A dual road system has been in operation in the West Bank following the 1993 Oslo peace accords as a way of assuaging the concern of Israeli settlers that they would come under attack from Palestinians traveling along "their" roads.
But what is perceived by a majority of Israelis as a path-blazing concession to the Palestinians may simply translate into yet another dead-end in the long occupation.
Another hearing before a final implementation of the court’s ruling may be sought before an extended panel of judges, and legal experts say court President Beinisch will be hard pressed to find enough colleagues to agree with her ruling to lift the ban.
Civil rights activists note also that the official in the State Prosecution Office who has been charged by the court with overseeing implementation of its ruling has a proven track record of burying similar decisions and official reports that were unacceptable to the settlers or the military.

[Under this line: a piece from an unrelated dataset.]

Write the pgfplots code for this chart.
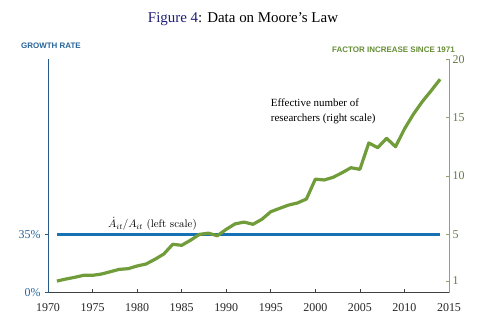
\documentclass[border=0pt]{standalone}
\usepackage{pgfplots}
\pgfplotsset{compat=1.18}
\usepackage{fontspec}
\setmainfont{Liberation Serif}
\setsansfont{Liberation Sans}
\newfontfamily\lmr{lmroman10-regular.otf}

\definecolor{rateblue}{RGB}{24,113,178}
\definecolor{axisblue}{RGB}{40,90,135}
\definecolor{labelblue}{RGB}{38,100,155}
\definecolor{resgreen}{RGB}{112,156,58}
\definecolor{axisgreen}{RGB}{140,165,110}
\definecolor{tickgreen}{RGB}{100,120,70}
\definecolor{titlenavy}{RGB}{30,30,120}

% Effective number of researchers, factor increase since 1971
\pgfplotstableread{
year value
1971 1.00
1972 1.17
1973 1.32
1974 1.49
1975 1.49
1976 1.60
1977 1.80
1978 2.00
1979 2.06
1980 2.29
1981 2.46
1982 2.86
1983 3.32
1984 4.15
1985 4.06
1986 4.50
1987 5.00
1988 5.10
1989 4.88
1990 5.43
1991 5.90
1992 6.05
1993 5.86
1994 6.29
1995 6.94
1996 7.23
1997 7.51
1998 7.69
1999 8.03
2000 9.73
2001 9.66
2002 9.89
2003 10.28
2004 10.71
2005 10.57
2006 12.83
2007 12.43
2008 13.23
2009 12.51
2010 14.03
2011 15.29
2012 16.37
2013 17.31
2014 18.29
}\researchers

% Growth rate of the number of transistors, percent per year
\pgfplotstableread{
year rate
1971 35
2014 35
}\growth

\pgfplotsset{
  /pgf/number format/assume math mode=true,
  common/.style={
    at={(48bp,40.3bp)}, anchor=south west,
    scale only axis, width=401bp, height=233.4bp,
    xmin=1970, xmax=2015,
    tick align=inside,
    major tick length=3.5bp,
    clip=false,
  },
}

\begin{document}
\begin{tikzpicture}[x=1bp,y=1bp]
\path[use as bounding box] (0,0) rectangle (497,333);

% left scale: growth rate
\begin{axis}[
  common,
  ymin=0, ymax=140,
  axis x line*=bottom, axis y line*=left,
  x axis line style={black!75, line width=0.8bp},
  y axis line style={axisblue, line width=0.8bp},
  xtick={1970,1975,...,2015},
  x tick style={black!75, line width=0.6bp},
  xticklabel style={font=\fontsize{12}{14}\selectfont, text=black!85, yshift=-7bp,
    /pgf/number format/1000 sep={}},
  ytick={0,35}, yticklabels={0\%,35\%},
  y tick style={axisblue, line width=0.6bp, xshift=-3.5bp},
  yticklabel style={font=\fontsize{12}{14}\selectfont, text=labelblue, xshift=-4bp},
]
\addplot[rateblue, line width=3.4bp] table[x=year, y=rate] {\growth};
\end{axis}

% right scale: researchers
\begin{axis}[
  common,
  ymin=0, ymax=20,
  axis x line=none, axis y line*=right,
  y axis line style={axisgreen, line width=0.8bp},
  ytick={1,5,10,15,20},
  y tick style={axisgreen, line width=0.6bp},
  yticklabel style={font=\fontsize{12}{14}\selectfont, text=tickgreen},
]
\addplot[resgreen, line width=3.2bp, line join=round] table[x=year, y=value] {\researchers};
\end{axis}

\node[anchor=base, font=\fontsize{15}{18}\selectfont] at (243,310.7)
  {\textcolor{titlenavy}{Figure 4}: Data on Moore's Law};
\node[anchor=base, font=\sffamily\bfseries\fontsize{8}{10}\selectfont, text=labelblue]
  at (51,284.3) {GROWTH RATE};
\node[anchor=base, font=\sffamily\bfseries\fontsize{8}{10}\selectfont, text=resgreen!90!black]
  at (393.5,281) {FACTOR INCREASE SINCE 1971};
\node[anchor=base west, font=\fontsize{11}{13}\selectfont, inner sep=0pt]
  at (270.7,226.7) {Effective number of};
\node[anchor=base west, font=\fontsize{11}{13}\selectfont, inner sep=0pt]
  at (270.7,211.7) {researchers (right scale)};
\node[anchor=base west, font=\lmr\fontsize{11}{13}\selectfont, inner sep=0pt]
  at (108,105.5) {$\dot{A}_{it}/A_{it}$ (left scale)};
\end{tikzpicture}
\end{document}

They note, too, that the flexible language used in the ruling opens the way for the army to seek additional time and strictures to prepare a new security system.
Driving 443 through the suburbs of East Jerusalem and down through the rocky Judean Hills to the coast lining the road, one sees sometimes on both sides an array of electronic fences, eight-meter high concrete slabs, and watchtowers. Part of that infrastructure is integrated into Israel’s controversial "Security Wall."

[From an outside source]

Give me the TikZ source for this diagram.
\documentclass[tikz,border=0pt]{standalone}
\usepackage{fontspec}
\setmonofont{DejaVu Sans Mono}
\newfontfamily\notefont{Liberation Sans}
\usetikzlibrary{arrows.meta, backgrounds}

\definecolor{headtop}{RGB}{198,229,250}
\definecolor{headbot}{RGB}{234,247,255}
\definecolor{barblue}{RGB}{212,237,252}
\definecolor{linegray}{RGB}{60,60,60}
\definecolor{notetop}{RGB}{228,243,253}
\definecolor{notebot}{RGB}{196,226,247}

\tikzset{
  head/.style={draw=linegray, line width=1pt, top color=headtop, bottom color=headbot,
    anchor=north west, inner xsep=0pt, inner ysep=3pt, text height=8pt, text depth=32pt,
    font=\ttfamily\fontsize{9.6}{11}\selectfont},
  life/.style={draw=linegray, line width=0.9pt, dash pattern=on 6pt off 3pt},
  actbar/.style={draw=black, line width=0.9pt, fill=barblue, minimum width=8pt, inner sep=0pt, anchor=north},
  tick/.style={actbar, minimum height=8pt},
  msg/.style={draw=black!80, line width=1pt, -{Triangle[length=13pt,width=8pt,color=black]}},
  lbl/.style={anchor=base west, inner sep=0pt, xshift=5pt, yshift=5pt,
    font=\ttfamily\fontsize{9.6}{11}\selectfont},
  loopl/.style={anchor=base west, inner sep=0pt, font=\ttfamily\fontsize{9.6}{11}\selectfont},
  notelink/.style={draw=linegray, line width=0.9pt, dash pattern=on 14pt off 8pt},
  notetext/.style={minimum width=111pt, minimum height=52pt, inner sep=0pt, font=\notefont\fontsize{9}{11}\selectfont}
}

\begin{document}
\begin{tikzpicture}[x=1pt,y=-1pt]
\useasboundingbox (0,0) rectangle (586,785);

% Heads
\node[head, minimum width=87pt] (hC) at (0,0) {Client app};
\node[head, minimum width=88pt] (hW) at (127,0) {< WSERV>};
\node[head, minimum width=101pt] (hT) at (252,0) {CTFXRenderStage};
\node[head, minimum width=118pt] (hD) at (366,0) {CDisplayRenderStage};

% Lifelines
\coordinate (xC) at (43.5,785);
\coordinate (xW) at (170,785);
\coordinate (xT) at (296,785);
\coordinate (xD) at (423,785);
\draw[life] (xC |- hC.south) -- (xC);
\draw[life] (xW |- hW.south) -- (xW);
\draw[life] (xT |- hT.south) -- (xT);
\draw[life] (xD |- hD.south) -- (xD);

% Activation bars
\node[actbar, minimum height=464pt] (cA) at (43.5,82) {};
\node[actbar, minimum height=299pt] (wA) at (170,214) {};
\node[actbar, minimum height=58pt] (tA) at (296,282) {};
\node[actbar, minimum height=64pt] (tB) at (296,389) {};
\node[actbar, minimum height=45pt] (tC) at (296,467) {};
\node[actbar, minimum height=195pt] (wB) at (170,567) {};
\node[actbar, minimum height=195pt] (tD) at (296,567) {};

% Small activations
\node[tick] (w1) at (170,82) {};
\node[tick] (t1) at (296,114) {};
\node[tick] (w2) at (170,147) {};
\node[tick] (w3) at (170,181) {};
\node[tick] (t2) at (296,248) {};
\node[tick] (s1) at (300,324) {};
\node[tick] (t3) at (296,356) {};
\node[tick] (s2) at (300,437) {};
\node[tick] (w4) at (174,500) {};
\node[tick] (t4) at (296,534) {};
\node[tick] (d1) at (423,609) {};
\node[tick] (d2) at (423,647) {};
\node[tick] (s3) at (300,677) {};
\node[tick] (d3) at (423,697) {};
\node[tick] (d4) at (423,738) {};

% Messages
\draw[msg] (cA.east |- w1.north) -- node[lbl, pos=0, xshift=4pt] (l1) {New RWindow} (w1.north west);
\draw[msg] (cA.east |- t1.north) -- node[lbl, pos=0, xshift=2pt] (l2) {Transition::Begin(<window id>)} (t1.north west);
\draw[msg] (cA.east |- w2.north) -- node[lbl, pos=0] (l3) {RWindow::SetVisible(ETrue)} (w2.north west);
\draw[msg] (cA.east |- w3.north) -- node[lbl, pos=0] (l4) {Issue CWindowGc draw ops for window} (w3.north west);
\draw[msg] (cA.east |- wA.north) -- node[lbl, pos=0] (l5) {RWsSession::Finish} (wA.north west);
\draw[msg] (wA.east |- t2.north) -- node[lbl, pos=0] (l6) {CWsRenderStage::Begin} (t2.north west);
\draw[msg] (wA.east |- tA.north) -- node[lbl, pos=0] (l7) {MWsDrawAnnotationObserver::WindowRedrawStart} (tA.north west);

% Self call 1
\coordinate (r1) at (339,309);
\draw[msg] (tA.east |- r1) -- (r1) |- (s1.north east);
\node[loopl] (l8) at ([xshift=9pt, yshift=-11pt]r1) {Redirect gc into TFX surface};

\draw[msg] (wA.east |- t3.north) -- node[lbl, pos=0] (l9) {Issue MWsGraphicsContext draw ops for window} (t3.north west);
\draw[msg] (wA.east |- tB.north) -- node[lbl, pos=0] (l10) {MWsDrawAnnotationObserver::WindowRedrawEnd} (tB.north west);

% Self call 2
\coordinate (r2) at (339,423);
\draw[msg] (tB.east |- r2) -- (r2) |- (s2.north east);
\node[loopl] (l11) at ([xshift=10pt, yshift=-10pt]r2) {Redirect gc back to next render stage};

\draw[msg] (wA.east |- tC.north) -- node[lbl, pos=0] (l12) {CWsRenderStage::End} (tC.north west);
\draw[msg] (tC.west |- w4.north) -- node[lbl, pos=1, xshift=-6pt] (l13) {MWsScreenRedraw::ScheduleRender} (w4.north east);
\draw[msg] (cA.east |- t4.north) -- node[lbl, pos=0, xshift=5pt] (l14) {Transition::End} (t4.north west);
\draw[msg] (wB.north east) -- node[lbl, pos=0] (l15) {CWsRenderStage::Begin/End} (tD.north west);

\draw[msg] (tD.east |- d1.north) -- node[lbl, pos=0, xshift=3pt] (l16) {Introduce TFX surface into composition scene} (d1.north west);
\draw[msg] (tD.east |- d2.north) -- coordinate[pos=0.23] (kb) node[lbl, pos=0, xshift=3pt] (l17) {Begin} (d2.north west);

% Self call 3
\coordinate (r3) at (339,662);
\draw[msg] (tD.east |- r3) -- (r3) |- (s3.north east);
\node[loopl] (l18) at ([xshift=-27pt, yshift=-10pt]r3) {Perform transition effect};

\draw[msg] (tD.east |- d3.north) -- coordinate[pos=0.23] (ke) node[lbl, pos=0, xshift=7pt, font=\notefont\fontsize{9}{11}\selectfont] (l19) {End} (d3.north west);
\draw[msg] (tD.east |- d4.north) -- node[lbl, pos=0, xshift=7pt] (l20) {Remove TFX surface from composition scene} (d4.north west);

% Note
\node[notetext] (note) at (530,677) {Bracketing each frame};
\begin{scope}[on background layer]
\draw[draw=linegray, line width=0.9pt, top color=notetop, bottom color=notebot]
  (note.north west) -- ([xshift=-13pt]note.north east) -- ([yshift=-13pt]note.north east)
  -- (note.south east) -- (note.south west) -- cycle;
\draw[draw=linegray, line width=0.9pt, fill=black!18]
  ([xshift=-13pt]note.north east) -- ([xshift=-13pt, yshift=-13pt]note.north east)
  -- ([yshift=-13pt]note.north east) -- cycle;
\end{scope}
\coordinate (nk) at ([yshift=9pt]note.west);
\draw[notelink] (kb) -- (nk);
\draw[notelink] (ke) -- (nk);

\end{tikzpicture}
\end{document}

The attempt is clearly to give drivers the feeling that the route is an integral part of Israel. The Wall, for instance, has here undergone a cosmetic facelift, with wide spreads of murals depicting bright pastoral scenes.

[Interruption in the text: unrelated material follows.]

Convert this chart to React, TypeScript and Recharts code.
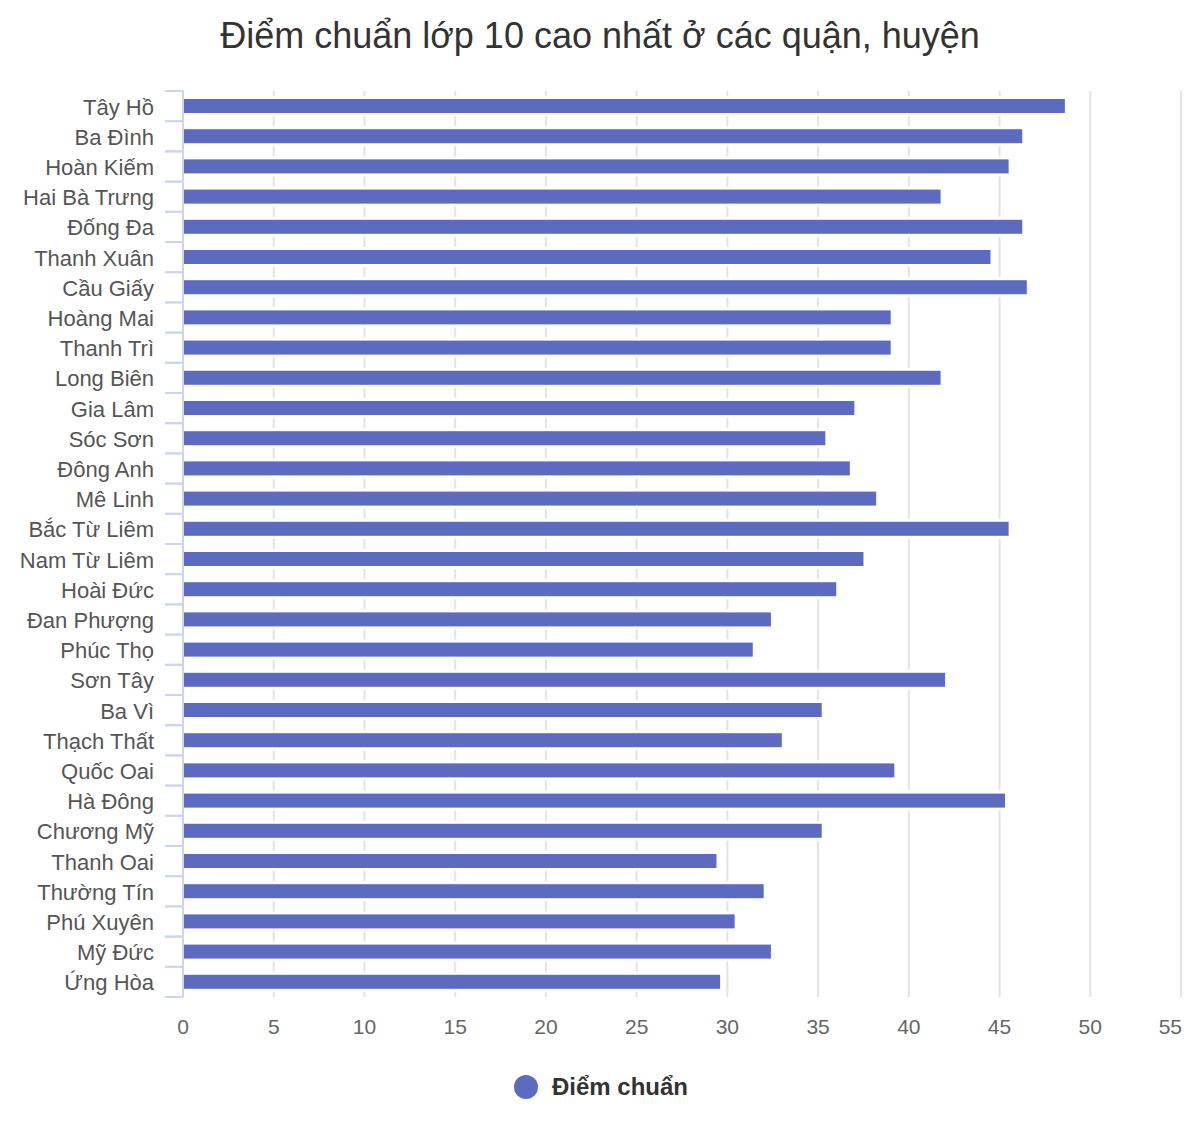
import { BarChart, Bar, XAxis, YAxis, CartesianGrid } from 'recharts';

const districts = [
  'Tây Hồ', 'Ba Đình', 'Hoàn Kiếm', 'Hai Bà Trưng', 'Đống Đa', 'Thanh Xuân', 'Cầu Giấy',
  'Hoàng Mai', 'Thanh Trì', 'Long Biên', 'Gia Lâm', 'Sóc Sơn', 'Đông Anh', 'Mê Linh',
  'Bắc Từ Liêm', 'Nam Từ Liêm', 'Hoài Đức', 'Đan Phượng', 'Phúc Thọ', 'Sơn Tây', 'Ba Vì',
  'Thạch Thất', 'Quốc Oai', 'Hà Đông', 'Chương Mỹ', 'Thanh Oai', 'Thường Tín', 'Phú Xuyên',
  'Mỹ Đức', 'Ứng Hòa',
];

const scores = [
  48.6, 46.25, 45.5, 41.75, 46.25, 44.5, 46.5,
  39, 39, 41.75, 37, 35.4, 36.75, 38.2,
  45.5, 37.5, 36, 32.4, 31.4, 42, 35.2,
  33, 39.2, 45.3, 35.2, 29.4, 32, 30.4,
  32.4, 29.6,
];

const xTicks = [0, 5, 10, 15, 20, 25, 30, 35, 40, 45, 50, 55];

const data = districts.map((name, i) => ({ name, score: scores[i] }));

const BAR_COLOR = '#5c6bc0';
const AXIS_COLOR = '#ccd6eb';
const FONT = '"Liberation Sans", Arial, sans-serif';

// bar with a white border, so the grid lines stop a little short of it
function BorderedBar(props: any) {
  const { x, y, width, height, fill } = props;
  return (
    <g>
      <rect x={x} y={y - 3} width={width + 3} height={height + 6} fill="#ffffff" />
      <rect x={x} y={y} width={width} height={height} fill={fill} />
    </g>
  );
}

// category label plus tick marks on the band edges
function CategoryTick(props: any) {
  const { x, y, payload } = props;
  const half = 15.1;
  return (
    <g>
      <line x1={x - 18} x2={x} y1={y - half} y2={y - half} stroke={AXIS_COLOR} strokeWidth={2} />
      <line x1={x - 18} x2={x} y1={y + half} y2={y + half} stroke={AXIS_COLOR} strokeWidth={2} />
      <text
        x={x - 29}
        y={y}
        dy={1}
        textAnchor="end"
        dominantBaseline="central"
        fontSize={22}
        fill="#555555"
        fontFamily={FONT}
      >
        {payload.value}
      </text>
    </g>
  );
}

// last value label is pulled inside the chart, like the original
function ValueTick(props: any) {
  const { x, y, payload } = props;
  const last = payload.value === xTicks[xTicks.length - 1];
  return (
    <text
      x={last ? x + 1 : x}
      y={y}
      dy={15}
      textAnchor={last ? 'end' : 'middle'}
      fontSize={21}
      fill="#666666"
      fontFamily={FONT}
    >
      {payload.value}
    </text>
  );
}

export default function App() {
  return (
    <div style={{ position: 'relative', width: 1184, height: 1126, fontFamily: FONT, background: '#fff' }}>
      <div
        style={{
          position: 'absolute',
          top: 7,
          left: 0,
          width: 1184,
          textAlign: 'center',
          fontSize: 36,
          lineHeight: '42px',
          color: '#333333',
        }}
      >
        Điểm chuẩn lớp 10 cao nhất ở các quận, huyện
      </div>
      <BarChart
        width={1184}
        height={1126}
        data={data}
        layout="vertical"
        barCategoryGap={0}
        margin={{ top: 83, right: 11, bottom: 97, left: 0 }}
      >
        <CartesianGrid horizontal={false} stroke="#e3e3e3" strokeWidth={2} />
        <XAxis
          type="number"
          domain={[0, 55]}
          ticks={xTicks}
          axisLine={false}
          tickLine={false}
          tickSize={0}
          tickMargin={22}
          height={40}
          tick={<ValueTick />}
        />
        <YAxis
          type="category"
          dataKey="name"
          width={175}
          axisLine={{ stroke: AXIS_COLOR, strokeWidth: 2 }}
          tickLine={false}
          tickSize={0}
          tickMargin={0}
          interval={0}
          tick={<CategoryTick />}
        />
        <Bar
          dataKey="score"
          name="Điểm chuẩn"
          fill={BAR_COLOR}
          barSize={14}
          shape={<BorderedBar />}
          isAnimationActive={false}
        />
      </BarChart>
      <div
        style={{
          position: 'absolute',
          top: 1065,
          left: 506,
          height: 28,
          display: 'flex',
          alignItems: 'center',
          gap: 14,
        }}
      >
        <div style={{ width: 24, height: 24, borderRadius: '50%', background: BAR_COLOR }} />
        <span style={{ fontSize: 24, fontWeight: 'bold', color: '#333333' }}>Điểm chuẩn</span>
      </div>
    </div>
  );
}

They serve also to hide the minarets of village mosques, leaving Israeli motorists with the sense that they are traveling a border road inside Israel, not a road that actually encroaches into the future Palestinian state.
They’re wrong, says columnist Gideon Levy: "An apartheid road? What are you talking about? It’s just a freeway to our capital that’s how we like it. As if we’re speedily bypassing an occupation that simply isn’t there. This highway fulfills another secret national wish that the Palestinians just get out of our hair."
Yet, in one sense, the court ruling does blaze a new path.
In contrast to the debate which has raged for many years outside Israel, only now are mainstream Israelis being forced to relate to the question of whether theirs is indeed drifting into an apartheid state.
An overwhelming majority would contend that Israel itself is demonstratively not.
The implications of segregated 443, however, are making even those Israelis who are generally oblivious to the occupation recognize that the apartheid conditions that prevail in the occupied Palestinian lands could gradually creep in to affect the tenor of life in Israel itself.